Personally, in favor of it. I went to acupuncture school. They made it seem like we will easily make 6 figures. I know very, very few of my colleagues making this a few years into this profession, some have quit completely. School cost $160k all said and done (housing costs went up a ton where I was living over the 12 semesters of graduate level study - I did this in 4 years). There are almost no scholarships for acupuncture school (I did get one, that was $1k). I went to a just under mid priced school. I applied for thousands of jobs in the time I lived in that city, the only ones I got were minimum wage, and I couldn't work full-time.
I am hustling my butt off at personal risk and due to that, am taking jobs others wouldn't due to feeling unsafe.
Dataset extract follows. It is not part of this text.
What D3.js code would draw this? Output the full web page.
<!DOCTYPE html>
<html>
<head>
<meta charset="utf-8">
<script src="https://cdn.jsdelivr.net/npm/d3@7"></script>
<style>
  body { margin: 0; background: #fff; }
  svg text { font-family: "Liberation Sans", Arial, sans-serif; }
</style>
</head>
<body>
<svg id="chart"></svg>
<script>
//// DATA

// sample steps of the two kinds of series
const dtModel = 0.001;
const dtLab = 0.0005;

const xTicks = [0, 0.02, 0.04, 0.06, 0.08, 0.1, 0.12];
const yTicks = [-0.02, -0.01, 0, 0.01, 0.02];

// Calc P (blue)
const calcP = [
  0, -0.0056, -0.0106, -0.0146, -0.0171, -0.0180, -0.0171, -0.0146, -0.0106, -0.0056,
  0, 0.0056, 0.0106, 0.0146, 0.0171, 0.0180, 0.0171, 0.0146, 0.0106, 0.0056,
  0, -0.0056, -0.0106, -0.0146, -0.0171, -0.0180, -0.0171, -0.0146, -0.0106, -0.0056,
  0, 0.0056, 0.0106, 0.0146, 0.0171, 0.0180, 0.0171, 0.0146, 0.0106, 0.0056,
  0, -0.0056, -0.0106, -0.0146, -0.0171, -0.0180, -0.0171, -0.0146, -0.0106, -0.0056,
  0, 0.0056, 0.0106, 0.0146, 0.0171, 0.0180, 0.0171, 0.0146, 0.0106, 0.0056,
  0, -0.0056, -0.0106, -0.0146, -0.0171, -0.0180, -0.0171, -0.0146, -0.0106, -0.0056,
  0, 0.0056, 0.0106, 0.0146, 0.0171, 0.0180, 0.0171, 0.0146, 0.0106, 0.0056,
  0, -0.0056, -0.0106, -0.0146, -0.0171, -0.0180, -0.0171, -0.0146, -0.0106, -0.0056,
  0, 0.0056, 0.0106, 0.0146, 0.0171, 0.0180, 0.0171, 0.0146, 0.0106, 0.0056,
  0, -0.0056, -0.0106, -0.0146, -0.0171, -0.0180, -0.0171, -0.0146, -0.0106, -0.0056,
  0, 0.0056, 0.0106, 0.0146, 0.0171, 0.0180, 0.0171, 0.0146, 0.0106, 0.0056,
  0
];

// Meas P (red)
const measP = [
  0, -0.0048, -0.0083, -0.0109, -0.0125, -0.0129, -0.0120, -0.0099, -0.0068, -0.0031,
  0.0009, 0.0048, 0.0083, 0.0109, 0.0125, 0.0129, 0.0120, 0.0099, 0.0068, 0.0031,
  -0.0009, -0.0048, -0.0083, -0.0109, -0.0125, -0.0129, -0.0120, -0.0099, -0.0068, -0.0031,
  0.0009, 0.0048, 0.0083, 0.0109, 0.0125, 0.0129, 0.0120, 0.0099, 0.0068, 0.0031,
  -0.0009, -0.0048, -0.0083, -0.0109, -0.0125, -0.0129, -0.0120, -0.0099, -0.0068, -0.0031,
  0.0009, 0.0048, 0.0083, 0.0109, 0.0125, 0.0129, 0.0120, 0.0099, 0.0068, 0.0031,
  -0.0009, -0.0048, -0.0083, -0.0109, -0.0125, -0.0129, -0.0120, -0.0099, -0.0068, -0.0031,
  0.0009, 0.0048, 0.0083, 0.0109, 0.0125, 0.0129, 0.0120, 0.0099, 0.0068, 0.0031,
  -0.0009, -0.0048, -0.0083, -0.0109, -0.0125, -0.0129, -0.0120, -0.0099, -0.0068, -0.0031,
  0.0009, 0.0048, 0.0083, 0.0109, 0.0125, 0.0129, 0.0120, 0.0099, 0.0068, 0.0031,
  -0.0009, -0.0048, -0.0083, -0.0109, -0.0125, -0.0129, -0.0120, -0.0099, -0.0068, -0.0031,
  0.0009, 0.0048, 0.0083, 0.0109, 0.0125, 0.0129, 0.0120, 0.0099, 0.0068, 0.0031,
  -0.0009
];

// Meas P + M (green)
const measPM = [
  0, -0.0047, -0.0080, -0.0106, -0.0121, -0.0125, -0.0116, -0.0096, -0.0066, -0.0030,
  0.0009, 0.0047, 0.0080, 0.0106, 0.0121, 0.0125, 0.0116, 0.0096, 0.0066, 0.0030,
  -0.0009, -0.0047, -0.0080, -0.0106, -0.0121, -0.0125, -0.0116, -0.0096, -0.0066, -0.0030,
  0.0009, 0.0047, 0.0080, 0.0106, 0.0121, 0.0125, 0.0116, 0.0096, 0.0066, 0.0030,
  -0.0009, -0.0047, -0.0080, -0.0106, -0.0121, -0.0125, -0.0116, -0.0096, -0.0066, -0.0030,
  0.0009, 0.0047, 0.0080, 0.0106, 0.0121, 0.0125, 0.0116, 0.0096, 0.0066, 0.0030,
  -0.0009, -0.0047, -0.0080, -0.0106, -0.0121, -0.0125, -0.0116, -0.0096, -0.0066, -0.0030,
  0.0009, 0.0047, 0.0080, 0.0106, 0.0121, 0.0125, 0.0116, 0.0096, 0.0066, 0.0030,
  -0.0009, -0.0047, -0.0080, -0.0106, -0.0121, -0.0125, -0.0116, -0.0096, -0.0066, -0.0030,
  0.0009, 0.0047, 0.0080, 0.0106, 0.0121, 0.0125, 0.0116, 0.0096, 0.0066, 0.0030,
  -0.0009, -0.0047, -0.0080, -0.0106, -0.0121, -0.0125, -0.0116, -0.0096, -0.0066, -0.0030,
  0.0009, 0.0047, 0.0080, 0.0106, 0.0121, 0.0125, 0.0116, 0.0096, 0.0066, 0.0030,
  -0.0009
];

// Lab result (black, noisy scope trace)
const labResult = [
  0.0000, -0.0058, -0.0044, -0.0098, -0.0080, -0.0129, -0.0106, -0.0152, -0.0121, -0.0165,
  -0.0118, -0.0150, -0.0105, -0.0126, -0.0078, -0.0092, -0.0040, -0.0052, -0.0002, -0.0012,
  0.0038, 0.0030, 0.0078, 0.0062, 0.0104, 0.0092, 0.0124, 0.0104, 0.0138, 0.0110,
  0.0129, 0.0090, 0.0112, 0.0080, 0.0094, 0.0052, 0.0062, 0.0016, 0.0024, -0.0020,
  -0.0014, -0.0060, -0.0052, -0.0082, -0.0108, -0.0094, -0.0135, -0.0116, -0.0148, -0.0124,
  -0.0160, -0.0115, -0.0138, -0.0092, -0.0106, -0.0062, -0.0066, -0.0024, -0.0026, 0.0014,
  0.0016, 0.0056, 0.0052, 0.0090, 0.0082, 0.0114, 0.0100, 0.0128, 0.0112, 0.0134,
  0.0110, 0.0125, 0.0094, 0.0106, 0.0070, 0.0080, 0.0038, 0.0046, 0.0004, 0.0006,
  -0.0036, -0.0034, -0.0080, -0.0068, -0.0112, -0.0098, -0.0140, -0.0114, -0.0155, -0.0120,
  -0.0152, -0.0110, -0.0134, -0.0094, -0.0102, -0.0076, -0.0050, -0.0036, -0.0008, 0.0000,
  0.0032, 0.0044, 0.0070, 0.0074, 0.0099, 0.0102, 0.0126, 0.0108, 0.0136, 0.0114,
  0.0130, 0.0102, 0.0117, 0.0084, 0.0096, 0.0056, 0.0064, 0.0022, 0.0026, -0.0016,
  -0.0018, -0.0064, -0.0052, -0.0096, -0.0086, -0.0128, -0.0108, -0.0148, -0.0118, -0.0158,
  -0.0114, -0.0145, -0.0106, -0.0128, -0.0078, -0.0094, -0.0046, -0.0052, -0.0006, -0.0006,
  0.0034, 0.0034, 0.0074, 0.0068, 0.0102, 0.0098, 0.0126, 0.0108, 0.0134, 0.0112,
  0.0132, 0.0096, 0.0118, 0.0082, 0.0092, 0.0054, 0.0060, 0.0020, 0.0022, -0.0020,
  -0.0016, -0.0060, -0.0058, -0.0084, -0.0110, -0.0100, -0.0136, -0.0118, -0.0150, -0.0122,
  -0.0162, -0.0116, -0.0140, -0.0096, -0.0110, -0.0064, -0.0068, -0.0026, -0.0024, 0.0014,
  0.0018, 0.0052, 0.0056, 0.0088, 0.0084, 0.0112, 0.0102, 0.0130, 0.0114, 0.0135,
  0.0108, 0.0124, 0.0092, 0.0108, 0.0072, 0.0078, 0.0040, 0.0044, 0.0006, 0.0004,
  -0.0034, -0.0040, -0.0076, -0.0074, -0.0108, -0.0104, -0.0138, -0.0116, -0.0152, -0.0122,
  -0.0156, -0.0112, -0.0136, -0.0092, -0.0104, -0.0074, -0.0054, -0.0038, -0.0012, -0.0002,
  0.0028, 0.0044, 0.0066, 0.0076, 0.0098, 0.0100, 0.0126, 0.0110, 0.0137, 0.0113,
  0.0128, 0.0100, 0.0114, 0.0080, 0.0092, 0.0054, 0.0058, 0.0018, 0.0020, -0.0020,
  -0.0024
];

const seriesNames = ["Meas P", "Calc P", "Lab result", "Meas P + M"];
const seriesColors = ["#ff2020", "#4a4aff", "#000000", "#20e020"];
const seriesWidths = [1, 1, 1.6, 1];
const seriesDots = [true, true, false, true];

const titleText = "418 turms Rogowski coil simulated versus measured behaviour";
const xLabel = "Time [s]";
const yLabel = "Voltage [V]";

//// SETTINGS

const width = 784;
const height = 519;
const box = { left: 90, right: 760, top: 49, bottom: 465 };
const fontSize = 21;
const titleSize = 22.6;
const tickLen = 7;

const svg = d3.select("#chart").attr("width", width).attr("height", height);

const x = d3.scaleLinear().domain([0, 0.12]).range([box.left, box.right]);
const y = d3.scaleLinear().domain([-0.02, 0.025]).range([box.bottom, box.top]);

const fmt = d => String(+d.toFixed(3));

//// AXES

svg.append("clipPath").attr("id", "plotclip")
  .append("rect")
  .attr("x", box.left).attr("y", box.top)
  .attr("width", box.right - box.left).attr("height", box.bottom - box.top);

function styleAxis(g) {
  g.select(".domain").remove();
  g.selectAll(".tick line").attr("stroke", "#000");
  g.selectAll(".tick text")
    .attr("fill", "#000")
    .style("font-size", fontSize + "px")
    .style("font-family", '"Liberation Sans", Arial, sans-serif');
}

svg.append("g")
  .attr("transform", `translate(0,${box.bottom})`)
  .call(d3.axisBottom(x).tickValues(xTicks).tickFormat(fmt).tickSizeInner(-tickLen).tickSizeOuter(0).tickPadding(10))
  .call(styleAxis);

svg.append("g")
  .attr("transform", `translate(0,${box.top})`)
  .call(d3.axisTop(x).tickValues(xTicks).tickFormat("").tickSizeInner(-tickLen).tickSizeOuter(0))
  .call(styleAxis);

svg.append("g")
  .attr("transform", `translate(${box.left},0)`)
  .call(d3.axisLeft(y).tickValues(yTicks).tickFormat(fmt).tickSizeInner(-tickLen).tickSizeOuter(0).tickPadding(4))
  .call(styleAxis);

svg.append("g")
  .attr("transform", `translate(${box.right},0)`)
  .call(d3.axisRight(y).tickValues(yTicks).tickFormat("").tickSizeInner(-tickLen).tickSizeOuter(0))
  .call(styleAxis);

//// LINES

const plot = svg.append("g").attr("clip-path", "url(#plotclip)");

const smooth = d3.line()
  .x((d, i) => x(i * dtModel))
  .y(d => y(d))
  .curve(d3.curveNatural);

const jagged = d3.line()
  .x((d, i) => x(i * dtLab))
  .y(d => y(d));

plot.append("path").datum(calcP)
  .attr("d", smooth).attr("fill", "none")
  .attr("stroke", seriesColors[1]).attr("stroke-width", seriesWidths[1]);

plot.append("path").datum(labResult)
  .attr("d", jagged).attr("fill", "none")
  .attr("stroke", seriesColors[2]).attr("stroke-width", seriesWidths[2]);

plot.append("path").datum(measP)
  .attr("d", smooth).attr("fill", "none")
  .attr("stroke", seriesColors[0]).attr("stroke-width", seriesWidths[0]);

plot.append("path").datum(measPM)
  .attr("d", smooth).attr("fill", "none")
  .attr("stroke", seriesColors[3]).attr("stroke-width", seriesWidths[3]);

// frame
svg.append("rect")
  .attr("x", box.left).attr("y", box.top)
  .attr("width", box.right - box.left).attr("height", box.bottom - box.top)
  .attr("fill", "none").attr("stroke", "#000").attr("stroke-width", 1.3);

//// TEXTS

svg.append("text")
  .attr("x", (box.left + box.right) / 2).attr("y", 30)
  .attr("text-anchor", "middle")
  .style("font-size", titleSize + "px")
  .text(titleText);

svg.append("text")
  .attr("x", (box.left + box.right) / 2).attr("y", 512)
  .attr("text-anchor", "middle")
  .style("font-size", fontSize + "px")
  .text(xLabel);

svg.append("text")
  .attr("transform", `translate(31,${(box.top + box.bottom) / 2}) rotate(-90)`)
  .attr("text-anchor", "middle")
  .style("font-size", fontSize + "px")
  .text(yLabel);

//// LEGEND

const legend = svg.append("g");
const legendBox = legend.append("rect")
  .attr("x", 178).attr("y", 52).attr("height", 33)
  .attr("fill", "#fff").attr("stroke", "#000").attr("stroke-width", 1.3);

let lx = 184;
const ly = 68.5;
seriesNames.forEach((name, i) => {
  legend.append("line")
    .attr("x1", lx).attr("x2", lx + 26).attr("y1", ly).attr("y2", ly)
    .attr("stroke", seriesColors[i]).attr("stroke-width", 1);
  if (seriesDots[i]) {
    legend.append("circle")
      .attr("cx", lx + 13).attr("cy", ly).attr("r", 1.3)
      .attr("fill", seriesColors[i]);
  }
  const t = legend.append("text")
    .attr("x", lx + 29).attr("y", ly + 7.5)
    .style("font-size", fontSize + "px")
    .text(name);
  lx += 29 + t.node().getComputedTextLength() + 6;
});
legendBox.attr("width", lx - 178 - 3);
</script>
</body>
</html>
I am happy to do this so far, providing care is important to me, and I work at a combo of affordable clinics and inner city clinics where it's pretty much unheard of to have an acupuncturist (accident/injury type ones, they aren't paying out of pocket). I am now enroute to make $50k this year at least if not more (hard to say, some stuff is compensation based and shut downs have started here again). This is a massive income jump for me compared to the last few years.
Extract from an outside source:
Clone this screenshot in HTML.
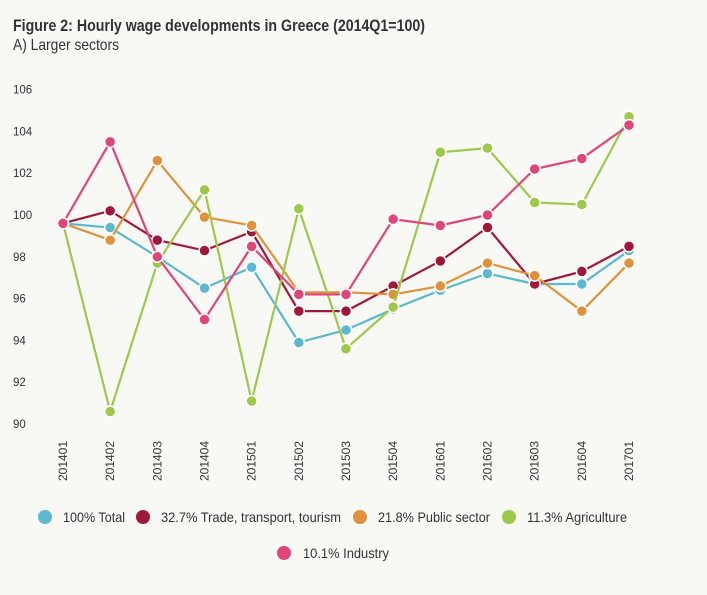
<!DOCTYPE html>
<html><head><meta charset="utf-8"><style>
body{margin:0;background:#f8f8f5;}
#wrap{position:relative;width:707px;height:595px;background:#f8f8f5;overflow:hidden;font-family:"Liberation Sans",sans-serif;color:#333;}
</style></head><body>
<div id="wrap">
<svg id="svg" width="707" height="595" style="position:absolute;left:0;top:0">
<text x="13" y="31" font-size="17" font-weight="bold" fill="#333" textLength="412" lengthAdjust="spacingAndGlyphs" font-family="Liberation Sans, sans-serif">Figure 2: Hourly wage developments in Greece (2014Q1=100)</text>
<text x="13" y="50" font-size="16" fill="#333" textLength="106" lengthAdjust="spacingAndGlyphs" font-family="Liberation Sans, sans-serif">A) Larger sectors</text>
</svg>
</div>
<script>
const categories=["2014Q1","2014Q2","2014Q3","2014Q4","2015Q1","2015Q2","2015Q3","2015Q4","2016Q1","2016Q2","2016Q3","2016Q4","2017Q1"];
const yTicks=[90,92,94,96,98,100,102,104,106];
const totalVals=[99.6,99.4,98.0,96.5,97.5,93.9,94.5,95.5,96.4,97.2,96.7,96.7,98.3];
const tradeVals=[99.6,100.2,98.8,98.3,99.2,95.4,95.4,96.6,97.8,99.4,96.7,97.3,98.5];
const publicVals=[99.6,98.8,102.6,99.9,99.5,96.3,96.3,96.2,96.6,97.7,97.1,95.4,97.7];
const agriVals=[99.6,90.6,97.7,101.2,91.1,100.3,93.6,95.6,103.0,103.2,100.6,100.5,104.7];
const industryVals=[99.6,103.5,98.0,95.0,98.5,96.2,96.2,99.8,99.5,100.0,102.2,102.7,104.3];
const seriesNames=["100% Total","32.7% Trade, transport, tourism","21.8% Public sector","11.3% Agriculture","10.1% Industry"];
const NS="http://www.w3.org/2000/svg";
const svg=document.getElementById('svg');
const X=i=>63+i*(629-63)/(categories.length-1);
const Y=v=>215-(v-100)*20.9;
const FF='Liberation Sans, sans-serif';
function mk(t,a){const e=document.createElementNS(NS,t);for(const k in a)e.setAttribute(k,a[k]);svg.appendChild(e);return e;}
yTicks.forEach(v=>{const t=mk('text',{x:13,y:Y(v)+4,'font-size':11.5,fill:'#333','font-family':FF});t.textContent=v;

});
categories.forEach((c,i)=>{const x=X(i)+4,y=481;const t=mk('text',{x:x,y:y,'font-size':12,fill:'#333',transform:`rotate(-90 ${x} ${y})`,'font-family':FF,textLength:40,lengthAdjust:'spacingAndGlyphs'});t.textContent=c.replace('Q','0');

});
const series=[[totalVals,'#5bb8cf','total'],[tradeVals,'#a0173a','trade'],[publicVals,'#e0913a','public'],[agriVals,'#9dc84a','agriculture'],[industryVals,'#e0457a','industry']];
series.forEach(([vals,col,nm])=>{
const p=mk('polyline',{points:vals.map((v,i)=>X(i)+','+Y(v)).join(' '),fill:'none',stroke:col,'stroke-width':2.2});


vals.forEach((v,i)=>{const c=mk('circle',{cx:X(i),cy:Y(v),r:5.5,fill:col,stroke:'#fff','stroke-width':1.5});

});
});
const leg=[[45,517,63,62],[143,517,161,180],[360,517,378,112],[509,517,527,100],[284,553,303,86]];
leg.forEach((l,i)=>{const c=mk('circle',{cx:l[0],cy:l[1],r:7,fill:series[i][1]});


const t=mk('text',{x:l[2],y:l[1]+5,'font-size':14,fill:'#333','font-family':FF,textLength:l[3],lengthAdjust:'spacingAndGlyphs'});t.textContent=seriesNames[i];

});
</script>
</body></html>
I also used to be a musician full-time. I went to school on full scholarship, but I don't think people should be blamed for a hard sell (I know A LOT of people who went to the expensive conservatories, and DID end up with jobs). People I knew were hustling how they could, and paying their bills, not dipping out. So few people are working right now. I'm so grateful I play an instrument it's possible to play outside all year long. An entire industry is shut down. There are plenty of other fields that have been shut down. $50k to be honest is a drop in the bucket for a lot of these educated folks that have a lot to add to our culture. How come big biz can get it but not other fields like medicine (especially the lower paying fields), arts, music, education?
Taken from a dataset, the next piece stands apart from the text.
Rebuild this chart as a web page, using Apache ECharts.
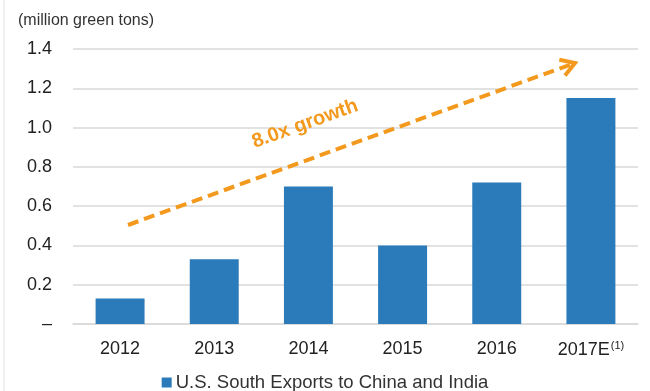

I also don't understand this idea of students are using their loans for iphones/expensive eating out and stuff. This was not what I observed in school except in acupuncture school for those students who were paying out of pocket/had a lot of cash from previous careers. If anything people were living on nothing in order to save up for: 1. Music school: audition fees/travel expenses, instruments, music, other supplies) 2. Acupuncture school: board exam fees, licensing fees/certifications, clinic start up supplies.
I will admit full disclosure- I lived VERY frugally during acupuncture school, saved my work-study money and side music gig money to the tune of $9k, travelled for a year in between. But I did some volunteering programs in acupuncture during that time, as well as some long hikes, lost 35lbs, got in physical/mental shape I was ready to really treat people. When I moved back to civilization I was immediately offered work due to having some experience. Very few "jobs" in acupuncture (tho this is changing!)- and almost all want experience, but how do you get it? Have to start your own clinic, get lucky with knowing someone, or do something like what I did.
I also would be happy to support some program where the forgiveness is not taxable or minimally taxable at the end, or to expand PSLF to other medical fields like mine that are not currently included. also to give partial forgiveness if there is not full-time work available (in my fields it's not, I know that's an issue with a lot of my peers, yes, even teachers in public schools. Arts/music is quite often not full-time and no/few benefits).